Mais tarde, o Presidente polaco Andrzej Duda também respondeu às declarações de Zelensky, dizendo à imprensa que "qualquer pessoa que já tenha participado no resgate de uma pessoa que se afoga sabe que é extremamente perigoso e pode arrastá-la até às profundezas".

Duda acrescentou que ninguém pode culpar a Ucrânia, na sua difícil situação, por “agarrar-se a tudo o que pode”, mas, continuando a comparação, acrescentou que é legítimo proteger-se do perigo enquanto resgata alguém que se afoga.

Na quarta-feira, a diplomacia ucraniana apelou à Polónia para “deixar a emoção de lado” e adotar uma abordagem construtiva na disputa sobre as exportações de cereais entre os dois vizinhos que são aliados na guerra contra a Rússia desde a invasão da Ucrânia em fevereiro do ano passado.




“Apelamos aos nossos amigos polacos para que deixem as emoções de lado”, escreveu o porta-voz diplomático ucraniano, Oleg Nikolenko, no Facebook.
Exportação de cereais foi a gota de água
A Polónia tem sido um dos maiores aliados da Ucrânia desde que a Rússia invadiu o país, em fevereiro de 2022. No entanto, os países desentenderam-se sobre as exportações de cereais ucranianos, depois de Varsóvia ter prorrogado a proibição de importação.

Além da Polónia, também a Hungria e a Eslováquia proibiram a importação de cereais ucranianos na passada sexta-feira, depois da Comissão Europeia ter decido não alargar a proibição de vendas a cinco Estados da União Europeia, incluindo a Bulgária e a Roménia.

Bruxelas argumentou que “as distorções do mercado nos cinco Estados-membros que fazem fronteira com a Ucrânia desapareceram” e afirmou que não cabe individualmente aos 27 definir a política comercial para o bloco.
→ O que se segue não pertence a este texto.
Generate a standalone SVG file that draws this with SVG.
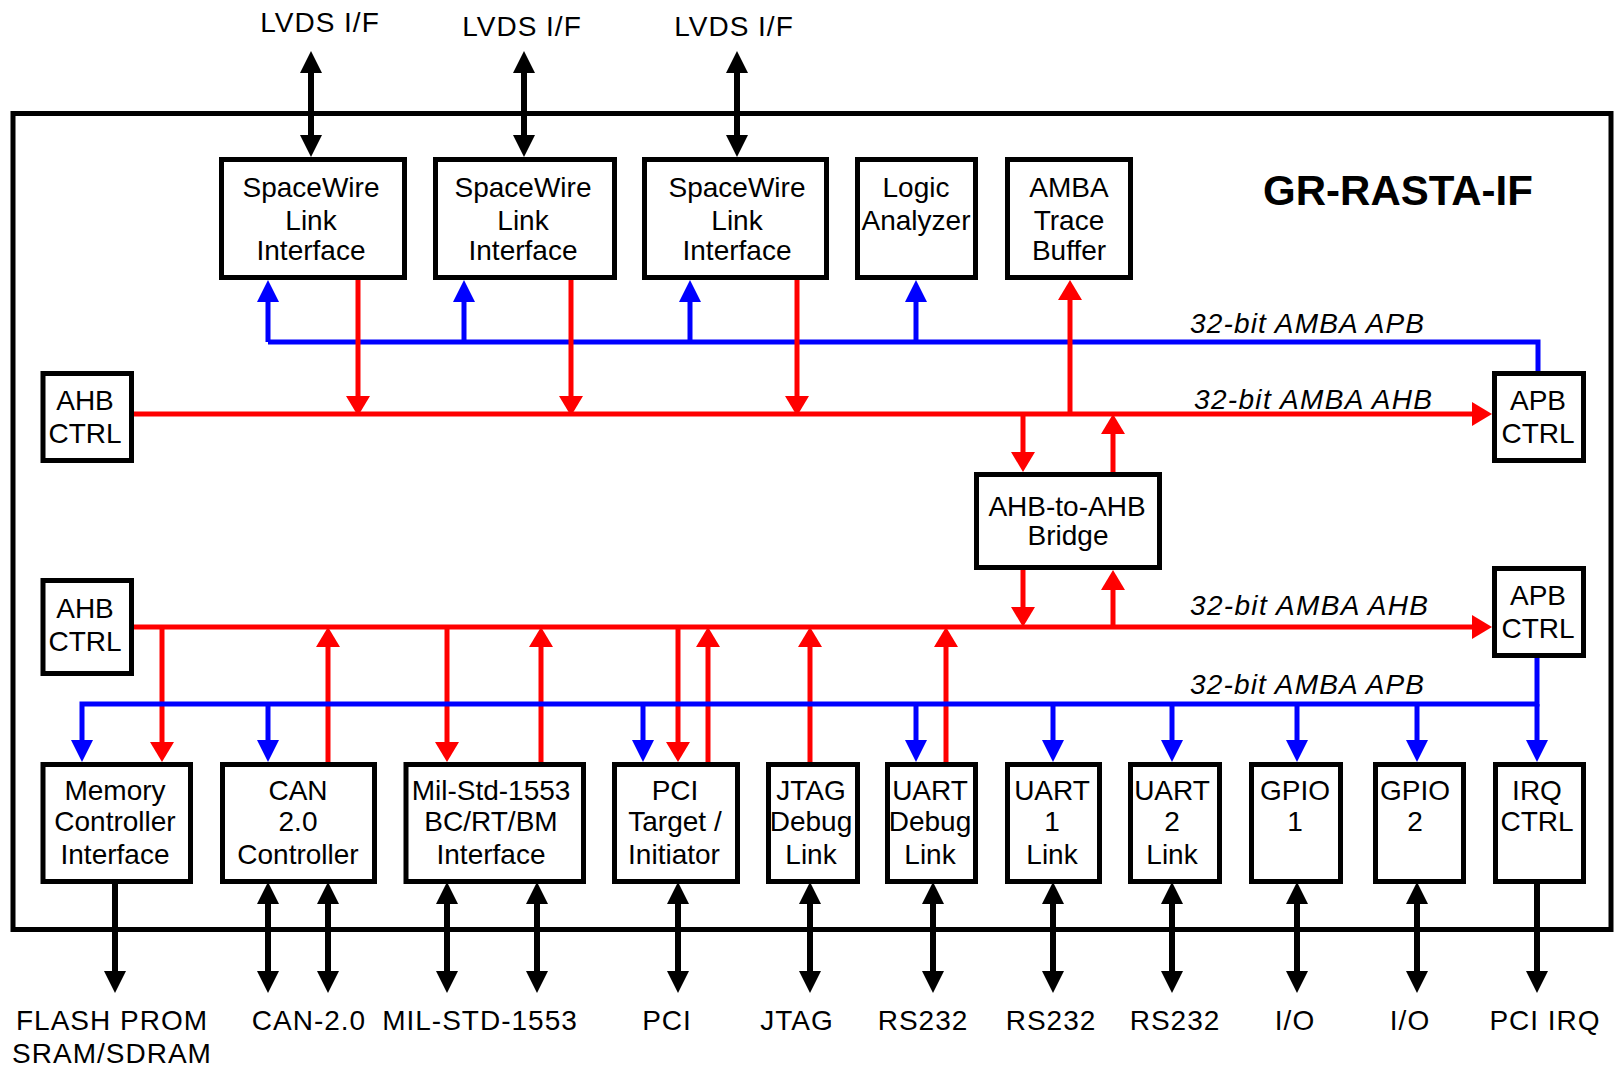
<svg xmlns="http://www.w3.org/2000/svg" width="1617" height="1068" viewBox="0 0 1617 1068">
<style>
.box{fill:#fff;stroke:#000;stroke-width:5}
.frame{fill:none;stroke:#000;stroke-width:5}
text{font-family:"Liberation Sans",Arial,Helvetica,sans-serif;font-size:28px;fill:#000;text-anchor:middle}
.ext text{letter-spacing:1px}
.bus{font-style:italic;text-anchor:start}
.title{font-weight:bold;font-size:42px}
.red{stroke:#f00;stroke-width:5;fill:none}
.blue{stroke:#00f;stroke-width:5;fill:none}
.blk{stroke:#000;stroke-width:6;fill:none}
</style>
<defs>
<marker id="aR" viewBox="0 0 20 24" refX="10" refY="12" markerWidth="20" markerHeight="24" markerUnits="userSpaceOnUse" orient="auto-start-reverse"><path d="M0,0 L20,12 L0,24 z" fill="#f00"/></marker>
<marker id="aB" viewBox="0 0 22 22" refX="12" refY="11" markerWidth="22" markerHeight="22" markerUnits="userSpaceOnUse" orient="auto-start-reverse"><path d="M0,0 L22,11 L0,22 z" fill="#00f"/></marker>
<marker id="aK" viewBox="0 0 22 22" refX="12" refY="11" markerWidth="22" markerHeight="22" markerUnits="userSpaceOnUse" orient="auto-start-reverse"><path d="M0,0 L22,11 L0,22 z" fill="#000"/></marker>
</defs>
<rect width="1617" height="1068" fill="#fff"/>
<g id="chip">
<rect class="frame" x="13" y="113.5" width="1598" height="816"/>
<text class="title" x="1398" y="205">GR-RASTA-IF</text>
</g>
<g id="external-labels" class="ext">
<text x="320" y="32">LVDS I/F</text>
<text x="522" y="36">LVDS I/F</text>
<text x="734" y="36">LVDS I/F</text>
<text x="112" y="1030">FLASH PROM</text>
<text x="112" y="1063">SRAM/SDRAM</text>
<text x="309" y="1030">CAN-2.0</text>
<text x="480" y="1030">MIL-STD-1553</text>
<text x="667" y="1030">PCI</text>
<text x="797" y="1030">JTAG</text>
<text x="923" y="1030">RS232</text>
<text x="1051" y="1030">RS232</text>
<text x="1175" y="1030">RS232</text>
<text x="1295" y="1030">I/O</text>
<text x="1410" y="1030">I/O</text>
<text x="1545" y="1030">PCI IRQ</text>
</g>
<g id="bus-labels">
<text class="bus" x="1190" y="333" textLength="234">32-bit AMBA APB</text>
<text class="bus" x="1194" y="409" textLength="238">32-bit AMBA AHB</text>
<text class="bus" x="1190" y="615" textLength="238">32-bit AMBA AHB</text>
<text class="bus" x="1190" y="694" textLength="234">32-bit AMBA APB</text>
</g>
<g id="connectors">
<path class="blk" d="M311,61 V147" marker-start="url(#aK)" marker-end="url(#aK)"/>
<path class="blk" d="M524,61 V147" marker-start="url(#aK)" marker-end="url(#aK)"/>
<path class="blk" d="M737,61 V147" marker-start="url(#aK)" marker-end="url(#aK)"/>
<path class="blue" d="M268,342 H1538 V371"/>
<path class="blue" d="M268,342 V290" marker-end="url(#aB)"/>
<path class="blue" d="M464,342 V290" marker-end="url(#aB)"/>
<path class="blue" d="M690,342 V290" marker-end="url(#aB)"/>
<path class="blue" d="M916,342 V290" marker-end="url(#aB)"/>
<path class="red" d="M134,414 H1482" marker-end="url(#aR)"/>
<path class="red" d="M358,280 V406" marker-end="url(#aR)"/>
<path class="red" d="M571,280 V406" marker-end="url(#aR)"/>
<path class="red" d="M797,280 V406" marker-end="url(#aR)"/>
<path class="red" d="M1070,414 V290" marker-end="url(#aR)"/>
<path class="red" d="M1023,414 V462" marker-end="url(#aR)"/>
<path class="red" d="M1113,472 V424" marker-end="url(#aR)"/>
<path class="red" d="M1023,570 V617" marker-end="url(#aR)"/>
<path class="red" d="M1113,627 V580" marker-end="url(#aR)"/>
<path class="red" d="M134,627 H1482" marker-end="url(#aR)"/>
<path class="red" d="M162,627 V752" marker-end="url(#aR)"/>
<path class="red" d="M328,762 V637" marker-end="url(#aR)"/>
<path class="red" d="M447,627 V752" marker-end="url(#aR)"/>
<path class="red" d="M541,762 V637" marker-end="url(#aR)"/>
<path class="red" d="M678,627 V752" marker-end="url(#aR)"/>
<path class="red" d="M708,762 V637" marker-end="url(#aR)"/>
<path class="red" d="M810,762 V637" marker-end="url(#aR)"/>
<path class="red" d="M946,762 V637" marker-end="url(#aR)"/>
<path class="blue" d="M1537,658 V704 H82 V752" marker-end="url(#aB)"/>
<path class="blue" d="M268,704 V752" marker-end="url(#aB)"/>
<path class="blue" d="M643,704 V752" marker-end="url(#aB)"/>
<path class="blue" d="M916,704 V752" marker-end="url(#aB)"/>
<path class="blue" d="M1053,704 V752" marker-end="url(#aB)"/>
<path class="blue" d="M1172,704 V752" marker-end="url(#aB)"/>
<path class="blue" d="M1297,704 V752" marker-end="url(#aB)"/>
<path class="blue" d="M1417,704 V752" marker-end="url(#aB)"/>
<path class="blue" d="M1537,704 V752" marker-end="url(#aB)"/>
<path class="blk" d="M115,884 V983" marker-end="url(#aK)"/>
<path class="blk" d="M268,892 V983" marker-start="url(#aK)" marker-end="url(#aK)"/>
<path class="blk" d="M328,892 V983" marker-start="url(#aK)" marker-end="url(#aK)"/>
<path class="blk" d="M447,892 V983" marker-start="url(#aK)" marker-end="url(#aK)"/>
<path class="blk" d="M537,892 V983" marker-start="url(#aK)" marker-end="url(#aK)"/>
<path class="blk" d="M678,892 V983" marker-start="url(#aK)" marker-end="url(#aK)"/>
<path class="blk" d="M810,892 V983" marker-start="url(#aK)" marker-end="url(#aK)"/>
<path class="blk" d="M933,892 V983" marker-start="url(#aK)" marker-end="url(#aK)"/>
<path class="blk" d="M1053,892 V983" marker-start="url(#aK)" marker-end="url(#aK)"/>
<path class="blk" d="M1172,892 V983" marker-start="url(#aK)" marker-end="url(#aK)"/>
<path class="blk" d="M1297,892 V983" marker-start="url(#aK)" marker-end="url(#aK)"/>
<path class="blk" d="M1417,892 V983" marker-start="url(#aK)" marker-end="url(#aK)"/>
<path class="blk" d="M1537,884 V983" marker-end="url(#aK)"/>
</g>
<g id="spw1"><rect class="box" x="221.5" y="159.5" width="183" height="118"/><text x="311" y="197">SpaceWire</text><text x="311" y="230">Link</text><text x="311" y="260">Interface</text></g>
<g id="spw2"><rect class="box" x="435.5" y="159.5" width="179" height="118"/><text x="523" y="197">SpaceWire</text><text x="523" y="230">Link</text><text x="523" y="260">Interface</text></g>
<g id="spw3"><rect class="box" x="644.5" y="159.5" width="182" height="118"/><text x="737" y="197">SpaceWire</text><text x="737" y="230">Link</text><text x="737" y="260">Interface</text></g>
<g id="logic-analyzer"><rect class="box" x="857.5" y="159.5" width="118" height="118"/><text x="916" y="197">Logic</text><text x="916" y="230">Analyzer</text></g>
<g id="amba-trace"><rect class="box" x="1007.5" y="159.5" width="123" height="118"/><text x="1069" y="197">AMBA</text><text x="1069" y="230">Trace</text><text x="1069" y="260">Buffer</text></g>
<g id="ahb-ctrl-1"><rect class="box" x="43" y="373.5" width="88.5" height="87"/><text x="85" y="410">AHB</text><text x="85" y="443">CTRL</text></g>
<g id="apb-ctrl-1"><rect class="box" x="1494.5" y="373.5" width="89" height="87"/><text x="1538" y="410">APB</text><text x="1538" y="443">CTRL</text></g>
<g id="bridge"><rect class="box" x="976.5" y="474.5" width="183" height="93"/><text x="1067" y="516">AHB-to-AHB</text><text x="1068" y="545">Bridge</text></g>
<g id="ahb-ctrl-2"><rect class="box" x="43" y="580.5" width="88.5" height="93"/><text x="85" y="618">AHB</text><text x="85" y="651">CTRL</text></g>
<g id="apb-ctrl-2"><rect class="box" x="1494.5" y="568.5" width="89" height="87"/><text x="1538" y="605">APB</text><text x="1538" y="638">CTRL</text></g>
<g id="memctrl"><rect class="box" x="43" y="764.5" width="147.5" height="117"/><text x="115" y="800">Memory</text><text x="115" y="831">Controller</text><text x="115" y="864">Interface</text></g>
<g id="can"><rect class="box" x="222.5" y="764.5" width="152" height="117"/><text x="298" y="800">CAN</text><text x="298" y="831">2.0</text><text x="298" y="864">Controller</text></g>
<g id="milstd"><rect class="box" x="406" y="764.5" width="177.5" height="117"/><text x="491" y="800">Mil-Std-1553</text><text x="491" y="831">BC/RT/BM</text><text x="491" y="864">Interface</text></g>
<g id="pci"><rect class="box" x="614.5" y="764.5" width="123" height="117"/><text x="675" y="800">PCI</text><text x="675" y="831">Target /</text><text x="674" y="864">Initiator</text></g>
<g id="jtag"><rect class="box" x="768.5" y="764.5" width="89" height="117"/><text x="811" y="800">JTAG</text><text x="811" y="831">Debug</text><text x="811" y="864">Link</text></g>
<g id="uart-debug"><rect class="box" x="887.5" y="764.5" width="88" height="117"/><text x="930" y="800">UART</text><text x="930" y="831">Debug</text><text x="930" y="864">Link</text></g>
<g id="uart1"><rect class="box" x="1007.5" y="764.5" width="92" height="117"/><text x="1052" y="800">UART</text><text x="1052" y="831">1</text><text x="1052" y="864">Link</text></g>
<g id="uart2"><rect class="box" x="1130.5" y="764.5" width="89" height="117"/><text x="1172" y="800">UART</text><text x="1172" y="831">2</text><text x="1172" y="864">Link</text></g>
<g id="gpio1"><rect class="box" x="1251.5" y="764.5" width="89" height="117"/><text x="1295" y="800">GPIO</text><text x="1295" y="831">1</text></g>
<g id="gpio2"><rect class="box" x="1375.5" y="764.5" width="88" height="117"/><text x="1415" y="800">GPIO</text><text x="1415" y="831">2</text></g>
<g id="irq"><rect class="box" x="1495.5" y="764.5" width="88" height="117"/><text x="1537" y="800">IRQ</text><text x="1537" y="831">CTRL</text></g>
</svg>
A invasão da Ucrânia pela Rússia fechou as rotas marítimas do Mar Negro utilizadas antes da guerra, fazendo com que a União Europeia se tornasse uma importante rota de trânsito e destino de exportação para os cereais ucranianos.

Em maio, a União Europeia concordou em restringir as importações para a Bulgária, Hungria, Polónia, Roménia e Eslováquia, procurando proteger os agricultores desses países que culpavam as importações pela queda dos preços nos mercados locais.
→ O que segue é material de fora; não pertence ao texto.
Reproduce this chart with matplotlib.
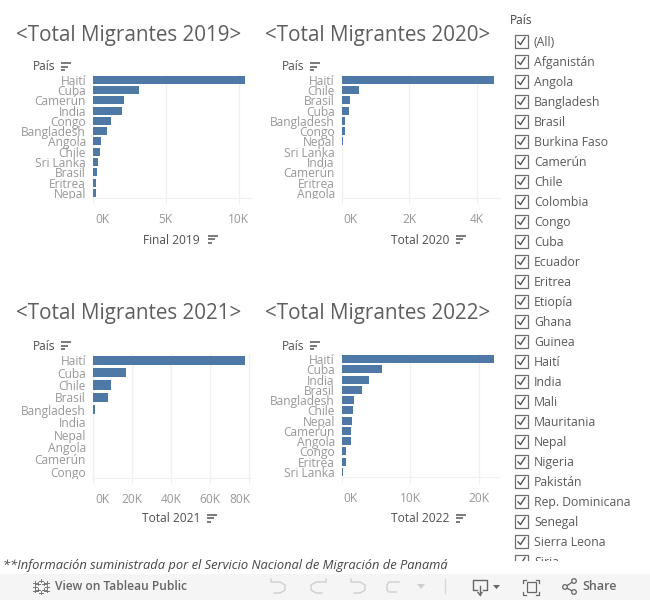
import matplotlib
matplotlib.use("Agg")
import matplotlib.pyplot as plt
from matplotlib.patches import Rectangle, Circle, Polygon
from matplotlib.transforms import ScaledTranslation

plt.rcParams['font.family'] = ['Open Sans', 'DejaVu Sans']

paises_2019 = ['Haití','Cuba','Camerún','India','Congo','Bangladesh','Angola','Chile','Sri Lanka','Brasil','Eritrea','Nepal']
valores_2019 = [10450,3180,2150,2020,1260,980,570,500,370,300,230,230]
ticks_2019 = [0,5000,10000]
labels_2019 = ['0K','5K','10K']

paises_2020 = ['Haití','Chile','Brasil','Cuba','Bangladesh','Congo','Nepal','Sri Lanka','India','Camerún','Eritrea','Angola']
valores_2020 = [4520,510,250,220,100,100,30,0,0,0,0,0]
ticks_2020 = [0,2000,4000]
labels_2020 = ['0K','2K','4K']

paises_2021 = ['Haití','Cuba','Chile','Brasil','Bangladesh','India','Nepal','Angola','Camerún','Congo']
valores_2021 = [78300,17100,9400,7900,1200,0,0,0,0,0]
ticks_2021 = [0,20000,40000,60000,80000]
labels_2021 = ['0K','20K','40K','60K','80K']

paises_2022 = ['Haití','Cuba','India','Brasil','Bangladesh','Chile','Nepal','Camerún','Angola','Congo','Eritrea','Sri Lanka']
valores_2022 = [22300,5900,4000,2970,1800,1650,1500,1360,1360,630,630,200]
ticks_2022 = [0,10000,20000]
labels_2022 = ['0K','10K','20K']

filtro = ['(All)','Afganistán','Angola','Bangladesh','Brasil','Burkina Faso','Camerún','Chile','Colombia','Congo','Cuba','Ecuador','Eritrea','Etiopía','Ghana','Guinea','Haití','India','Mali','Mauritania','Nepal','Nigeria','Pakistán','Rep. Dominicana','Senegal','Sierra Leona','Siria']

W, H = 650, 600
BLUE = '#4e79a7'
GRID = '#f0f0f0'
TXT = '#989898'
DARK = '#505050'

fig = plt.figure(figsize=(6.5, 6), dpi=100, facecolor='white')
ov = fig.add_axes([0, 0, 1, 1], zorder=5)
ov.set_xlim(0, W); ov.set_ylim(H, 0); ov.axis('off')
ov.patch.set_alpha(0)

def px(n):
    return n * 0.72

def sort_icon(x, y):
    for i, w in enumerate([10, 7, 4]):
        ov.plot([x, x + w], [y - 3.5 + i * 3.5] * 2, color='#555555', lw=1.1, solid_capstyle='butt')

def panel(paises, valores, ticks, labels, left, right, top, bottom, per_k, title, tx, ty, xlab, xlab_x, pais_x, pais_y, bar_h):
    ax = fig.add_axes([left / W, 1 - bottom / H, (right - left) / W, (bottom - top) / H], zorder=2)
    ax.barh(range(len(paises)), valores, height=bar_h, color=BLUE, zorder=3)
    ax.set_xlim(0, (right - left) / per_k * 1000)
    ax.set_ylim(len(paises) - 0.5, -0.5)
    for s in ['top', 'right']:
        ax.spines[s].set_visible(False)
    ax.spines['left'].set_color(GRID); ax.spines['bottom'].set_color(GRID)
    ax.grid(axis='x', color=GRID, lw=1, zorder=0)
    ax.set_axisbelow(True)
    ax.set_yticks(range(len(paises)))
    ax.set_yticklabels(paises, fontsize=px(12), color=TXT)
    ax.tick_params(axis='y', length=0, pad=5)
    ax.set_xticks(ticks)
    ax.set_xticklabels(labels, fontsize=px(12), color=TXT)
    ax.tick_params(axis='x', length=4, color=GRID, pad=7)
    tl = ax.get_xticklabels()
    shift = ScaledTranslation(2 / 100, 0, fig.dpi_scale_trans)
    tl[0].set_ha('left')
    tl[0].set_transform(tl[0].get_transform() + shift)
    if ticks[-1] == 80000:
        tl[-1].set_ha('right')
        tl[-1].set_transform(tl[-1].get_transform() + shift)
    for lab in ax.get_yticklabels():
        lab.set_clip_path(Rectangle((0, top - 8), W, bottom - top + 9, transform=ov.transData))
    ov.text(tx, ty + 2, title, fontsize=px(20.7), color='#5e5e5e', ha='left', va='center')
    ov.text(xlab_x, ty + 207, xlab, fontsize=px(12), color=DARK, ha='left', va='center', fontweight='medium')
    ov.text(pais_x, pais_y + 0.5, 'País', fontsize=px(12), color=DARK, ha='left', va='center', fontweight='medium')
    sort_icon(pais_x + 28, pais_y)
    sort_icon(xlab_x + 65, ty + 206)

panel(paises_2019, valores_2019, ticks_2019, labels_2019, 93, 251, 74.7, 198, 14.55, '<Total Migrantes 2019>', 16, 33, 'Final 2019', 143, 33, 66.5, 0.78)
panel(paises_2020, valores_2020, ticks_2020, labels_2020, 341.7, 500, 74.7, 198, 33.7, '<Total Migrantes 2020>', 265, 33, 'Total 2020', 391, 282, 66.5, 0.78)
panel(paises_2021, valores_2021, ticks_2021, labels_2021, 93, 251, 354, 478, 1.945, '<Total Migrantes 2021>', 16, 312, 'Total 2021', 142, 33, 345.5, 0.75)
panel(paises_2022, valores_2022, ticks_2022, labels_2022, 341.7, 500, 354, 477, 6.85, '<Total Migrantes 2022>', 265, 312, 'Total 2022', 391, 282, 345.5, 0.78)

# Filter list
ov.text(510, 21, 'País', fontsize=px(12), color='#444444', va='center')
for i, name in enumerate(filtro):
    y = 41.5 + i * 20
    ov.add_patch(Rectangle((515, y - 6.5), 13, 13, fc='white', ec='#6e6e6e', lw=0.9))
    ov.plot([518, 520.5, 525], [y + 0.3, y + 3, y - 4], color='#555555', lw=1)
    ov.text(534, y + 0.8, name, fontsize=px(12.2), color='#5a5a5a', va='center', ha='left')
ov.add_patch(Rectangle((505, 560.5), 145, 14, fc='white', ec='none', zorder=4))

# Footer note
ov.text(3, 565, '**Información suministrada por el Servicio Nacional de Migración de Panamá', fontsize=px(12.85), style='italic', color='#444444', va='center', zorder=5)

# Toolbar
ov.add_patch(Rectangle((0, 574), W, 26, fc='#f5f5f5', ec='none', zorder=6))
ov.text(55, 586.5, 'View on Tableau Public', fontsize=px(12), color='#666666', va='center', zorder=7, fontweight='semibold')
ov.text(582, 586.5, 'Share', fontsize=px(12.5), color='#666666', va='center', zorder=7, fontweight='semibold')
# Tableau logo
for dx, dy in [(-6, 0), (6, 0), (0, -6), (0, 6), (-3, -3), (3, -3), (-3, 3), (3, 3), (-6, -4), (6, 4), (-6, 4), (6, -4)]:
    s = 1.6
    ov.plot([41 + dx - s, 41 + dx + s], [586.5 + dy, 586.5 + dy], color='#777777', lw=0.7, zorder=7)
    ov.plot([41 + dx, 41 + dx], [586.5 + dy - s, 586.5 + dy + s], color='#777777', lw=0.7, zorder=7)
# Undo / redo / arrows
lg = '#cfcfcf'
ov.plot([271, 271, 280, 285, 285, 280, 274], [579, 582, 582, 585, 590, 593, 593], color=lg, lw=1, zorder=7)
ov.plot([326, 326, 316, 311, 311, 316, 322], [579, 582, 582, 585, 590, 593, 593], color=lg, lw=1, zorder=7)
ov.plot([351, 351, 360, 365, 365, 360, 354], [579, 582, 582, 585, 590, 593, 593], color=lg, lw=1, zorder=7)
ov.plot([399, 399, 389, 387, 387, 389, 396], [582, 582, 582, 585, 590, 592, 592], color=lg, lw=1, zorder=7)
ov.add_patch(Polygon([[417, 584], [425, 584], [421, 589]], fc=lg, ec='none', zorder=7))
ov.plot([445, 445], [579, 593], color='#d8d8d8', lw=1, zorder=7)
# Download
ov.plot([477, 473, 473, 487, 487, 483], [590, 590, 579.5, 579.5, 590, 590], color='#666666', lw=1, zorder=7)
ov.plot([480, 480], [586, 595], color='#666666', lw=1, zorder=7)
ov.plot([478, 480, 482], [592.5, 595, 592.5], color='#666666', lw=1, zorder=7)
ov.add_patch(Polygon([[493, 585], [500, 585], [496.5, 589]], fc='#666666', ec='none', zorder=7))
# Fullscreen
ov.add_patch(Rectangle((526.5, 582), 9, 10, fc='none', ec='#666666', lw=0.9, zorder=7))
for cx, cy, sx, sy in [(523, 579.5, 1, 1), (538.5, 579.5, -1, 1), (523, 594.5, 1, -1), (538.5, 594.5, -1, -1)]:
    ov.plot([cx + sx * 3, cx, cx], [cy, cy, cy + sy * 3], color='#666666', lw=0.9, zorder=7)
# Share icon
ov.plot([574, 565, 574], [581, 587, 592], color='#666666', lw=0.9, zorder=7)
for cx, cy in [(574, 581), (565, 587), (574, 592)]:
    ov.add_patch(Circle((cx, cy), 2.3, fc='#f5f5f5', ec='#666666', lw=0.9, zorder=8))

fig.savefig('out.png', dpi=100, facecolor='white')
No início desta semana, a Ucrânia apresentou ações judiciais à Organização Mundial do Comércio (OMC)
contra esses países por causa das proibições, que considerou serem uma violação das obrigações internacionais.

A ministra ucraniana da Economia, Yulia Svyrydenko, considerou que era "crucialmente importante para a Ucrânia provar que os Estados membros individuais não podem proibir as importações de produtos ucranianos".

Mas a Polónia disse que manteria a proibição e uma “queixa perante a OMC não nos impressiona”.

A ministra francesa dos Negócios Estrangeiros, Catherina Colonna, afirmou na quarta-feira que um estudo da União Europeia revelou que as importações de cereais da Ucrânia não prejudicariam os agricultores europeus e descreveu as tensões como "lamentáveis".